Filing Charges After An Investigation
Once the police have obtained adequate evidence through their investigation, the matter is given to the district attorney’s office. This office employs the lawyers for the state who are responsible for prosecuting charges against a defendant. This starts the “lawsuit” segment of a criminal investigation, placing the case in the hands of the court rather than law enforcement.
The investigating law enforcement officer will hand over the results of their investigation to the prosecuting attorney in the appropriate county. The county prosecutes all violations of state law. Law enforcement investigates both municipal infractions (violations of city ordinances) and state offenses. However, the district attorney’s office only prosecutes state felony and misdemeanor offenses whereas a city prosecutor will prosecute violations of city ordinances. Generally, charges are handled in the county where the alleged crime is thought to have occurred. The district attorney’s office will evaluate law enforcement’s investigation to decide if sufficient probable cause exists to file a criminal complaint. The complaint is the legal declaration which showcases the crime(s) the person of interest is accused to have committed.

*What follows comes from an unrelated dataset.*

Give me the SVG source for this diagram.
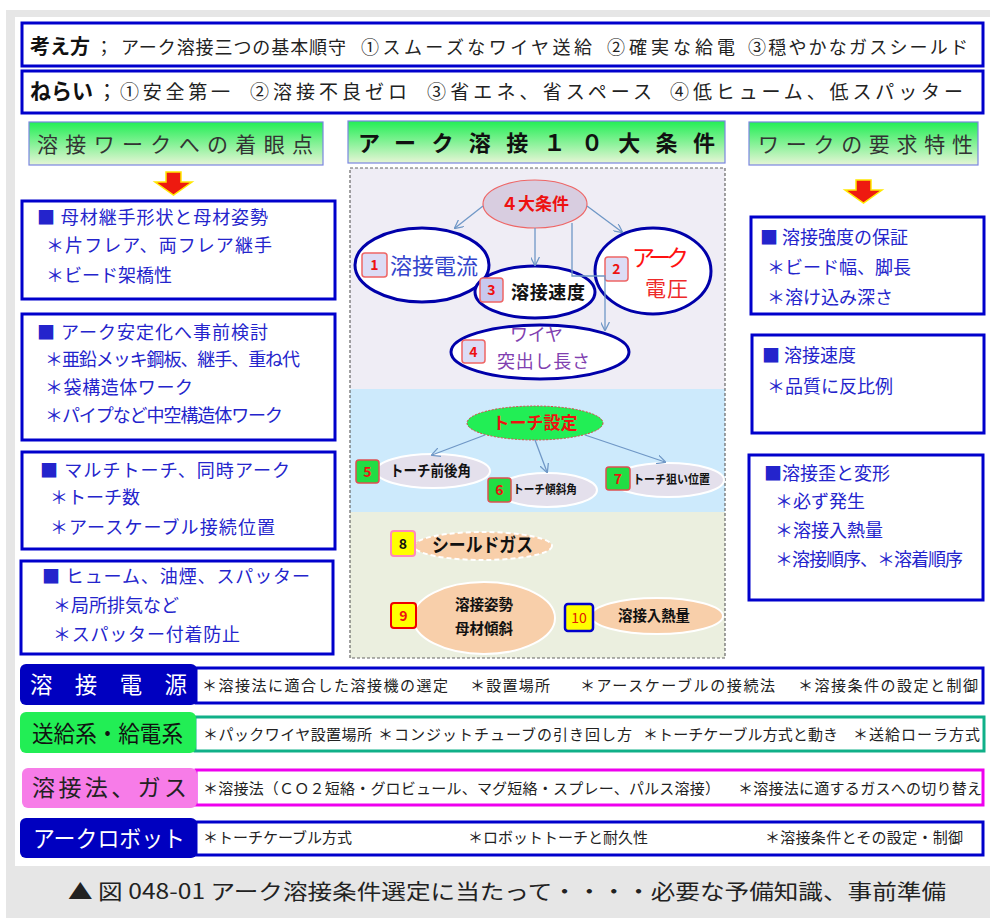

The district attorney’s office will concurrently file the proper documents requesting a judge to issue an arrest warrant for the person of interest. Arrest warrants and search warrants are similar, but an arrest warrant names which person should be taken into custody by law enforcement. A district attorney cannot issue an arrest warrant without a judge first signing off on it. An arrest warrant without a judge’s signature is not effective. The district attorney will usually submit a written pleading which lays out the evidence obtained during law enforcement’s investigation in order to show probable cause. The burden of proof that the district attorney’s office has to meet here is very low as it only requires a “reasonable ground for belief of guilt,” as the Supreme Court held in Maryland v. Pringle. Most district attorneys will easily meet this threshold of showcasing probable cause and therefore succeed in obtaining an arrest warrant.
“Discretion to file” is a unique element of the United States’ criminal justice system, and it gives the capability to the prosecuting attorney’s office to refrain from filing otherwise permissible criminal charges. This capability is also titled “prosecutorial discretion.” The Kansas Court of Appeals held in State v. Cope that the district attorney “has sole discretion to determine whom to charge, what charges to file and pursue, and what punishment to seek.” Essentially, the district attorney is the only one who can decide whether or not to charge an individual with a crime.
Unfortunately, this authority can be abused. Identifying this, section 22-2301(2) grants the authority to judges to mandate prosecuting attorneys to commence criminal proceedings in “extreme cases.” Kansas law also permits a grand jury to file a criminal complaint itself and direct the prosecuting attorney’s office to proceed with charging an individual. The previous exceptions are rarely implemented. Normally, district attorneys will prosecute almost all of the alleged crimes presented to them. A case will be brought unless the evidence is overly insufficient and such insufficiency is evident from the law enforcement’s investigatory period.
From Suspect to Defendant
Upon criminal charges being filed, the person of interest is labeled a defendant. This is more than mere semantics; this label leads to severe ramifications for the suspect. A charge being filed reduces the number of avenues available to dispose of the case. There are differences between an investigation and a filed complaint. One difference is that a complaint conceives a criminal case that is then a matter of public record. Thus, any member of the public, including friends, employers, or family, can locate records of the suspect and the charges which were filed. Another difference is that upon a case being filed, it can be terminated in four ways: by the state, by the court, by a plea deal, or by a trial. Note, the defendant has no avenue of quickly terminating the case without using legal means to be granted a dismissal.
Limitations of Filing Charges
The more time which passes before a district attorney files charges, the more “stale” the case becomes. On example is that witnesses tend to move across the country, pass away, or lose their memory of the event. This delay in filing charges can hinder both the state and the defendant. Identifying this, Kansas has placed a statute of limitations for the majority of crimes. A statute of limitation is a time limit upon which a prosecuting attorney’s office can file a criminal complaint on an individual. If this time limit “expires,” the person of interest can no longer be prosecuted for that crime.
Kansas has no statute of limitations for murder. However, the Fourteenth Amendment’s Due Process Clause prevents a district attorney from delaying charges in bad faith. For instance, imagine a woman suspected of murder, but law enforcement’s investigation unveils that four older acquaintances of the woman state she was with them when the homicide happened. The prosecuting attorney declines to file charges at that time. Twenty years pass and the last of the acquaintances passes away and on that day, the murder charge is filed against the woman, although no new evidence or information has been found on the case. The Due Process Clause would most likely prohibit the prosecution due to the district attorney clearly waiting for the accused’s defense to “go cold.”